Written exercise:
Type out all the records word for word. Any pictures are to be left out.

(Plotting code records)

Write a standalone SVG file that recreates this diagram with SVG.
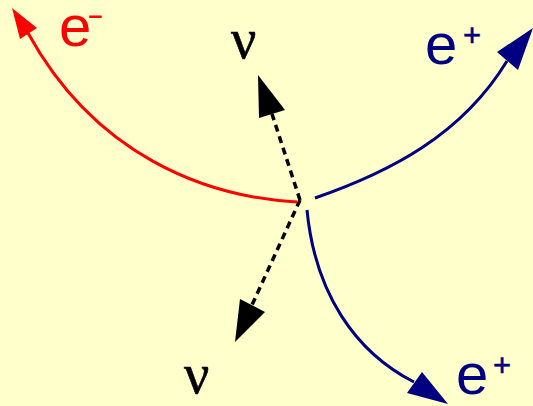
<svg xmlns="http://www.w3.org/2000/svg" width="533" height="406" viewBox="0 0 533 406">
<style>
.bg{fill:#FFFFCC}
.red{fill:none;stroke:#FF0000;stroke-width:3}
.navy{fill:none;stroke:#000080;stroke-width:3}
.dash{fill:none;stroke:#000;stroke-width:3.5;stroke-dasharray:7 5}
.hr{fill:#FF0000}.hn{fill:#000080}.hk{fill:#000}
.lab{font-family:"Liberation Sans",Arial,sans-serif;font-size:58px}
.sup{font-size:31px}
.nu{font-family:"Liberation Serif","Times New Roman",serif;font-size:56px;fill:#000;stroke:#000;stroke-width:0.6}
</style>
<rect class="bg" x="0" y="0" width="533" height="406"/>
<g id="connectors">
<path class="red" d="M297,202 C205,197 95,155 28,33"/>
<polygon class="hr" points="12,8 20,39 37,28"/>
<path class="navy" d="M315,198 C390,172 462,135 507,61"/>
<polygon class="hn" points="533,28 497,52 518,70"/>
<path class="navy" d="M307,210 C315,293 355,352 414,382"/>
<polygon class="hn" points="448,404 407,393 422,372"/>
<path class="dash" d="M300,200 L272,114"/>
<polygon class="hk" points="258,75 259,118 285,110"/>
<path class="dash" d="M300,200 L252,305"/>
<polygon class="hk" points="235,342 240,299 265,312"/>
</g>
<g id="e-minus"><text class="lab" x="59" y="46" fill="#FF0000">e<tspan class="sup" x="87" y="25" textLength="17" lengthAdjust="spacingAndGlyphs">-</tspan></text></g>
<g id="e-plus-top"><text class="lab" x="425" y="64" fill="#000080">e<tspan class="sup" x="463" y="46" stroke="#000080" stroke-width="0.5">+</tspan></text></g>
<g id="e-plus-bottom"><text class="lab" x="456" y="394" fill="#000080">e<tspan class="sup" x="493" y="376" stroke="#000080" stroke-width="0.5">+</tspan></text></g>
<g id="nu-top"><text class="nu" x="231" y="58">ν</text></g>
<g id="nu-bottom"><text class="nu" x="184" y="393">ν</text></g>
</svg>
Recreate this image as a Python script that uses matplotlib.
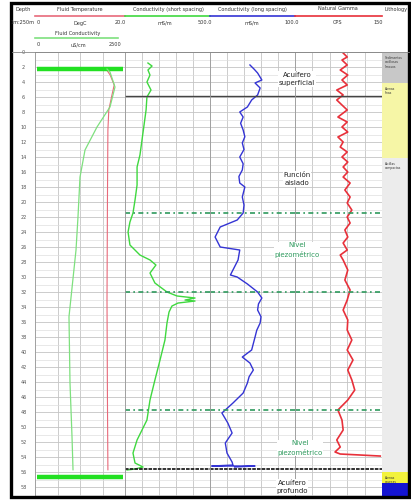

Exercise result:
Write a standalone SVG file that recreates this diagram with SVG.
<svg xmlns="http://www.w3.org/2000/svg" width="533" height="406" viewBox="0 0 533 406">
<style>
.bg{fill:#FFFFCC}
.red{fill:none;stroke:#FF0000;stroke-width:3}
.navy{fill:none;stroke:#000080;stroke-width:3}
.dash{fill:none;stroke:#000;stroke-width:3.5;stroke-dasharray:7 5}
.hr{fill:#FF0000}.hn{fill:#000080}.hk{fill:#000}
.lab{font-family:"Liberation Sans",Arial,sans-serif;font-size:58px}
.sup{font-size:31px}
.nu{font-family:"Liberation Serif","Times New Roman",serif;font-size:56px;fill:#000;stroke:#000;stroke-width:0.6}
</style>
<rect class="bg" x="0" y="0" width="533" height="406"/>
<g id="connectors">
<path class="red" d="M297,202 C205,197 95,155 28,33"/>
<polygon class="hr" points="12,8 20,39 37,28"/>
<path class="navy" d="M315,198 C390,172 462,135 507,61"/>
<polygon class="hn" points="533,28 497,52 518,70"/>
<path class="navy" d="M307,210 C315,293 355,352 414,382"/>
<polygon class="hn" points="448,404 407,393 422,372"/>
<path class="dash" d="M300,200 L272,114"/>
<polygon class="hk" points="258,75 259,118 285,110"/>
<path class="dash" d="M300,200 L252,305"/>
<polygon class="hk" points="235,342 240,299 265,312"/>
</g>
<g id="e-minus"><text class="lab" x="59" y="46" fill="#FF0000">e<tspan class="sup" x="87" y="25" textLength="17" lengthAdjust="spacingAndGlyphs">-</tspan></text></g>
<g id="e-plus-top"><text class="lab" x="425" y="64" fill="#000080">e<tspan class="sup" x="463" y="46" stroke="#000080" stroke-width="0.5">+</tspan></text></g>
<g id="e-plus-bottom"><text class="lab" x="456" y="394" fill="#000080">e<tspan class="sup" x="493" y="376" stroke="#000080" stroke-width="0.5">+</tspan></text></g>
<g id="nu-top"><text class="nu" x="231" y="58">ν</text></g>
<g id="nu-bottom"><text class="nu" x="184" y="393">ν</text></g>
</svg>
Recreate this image as a Python script that uses matplotlib.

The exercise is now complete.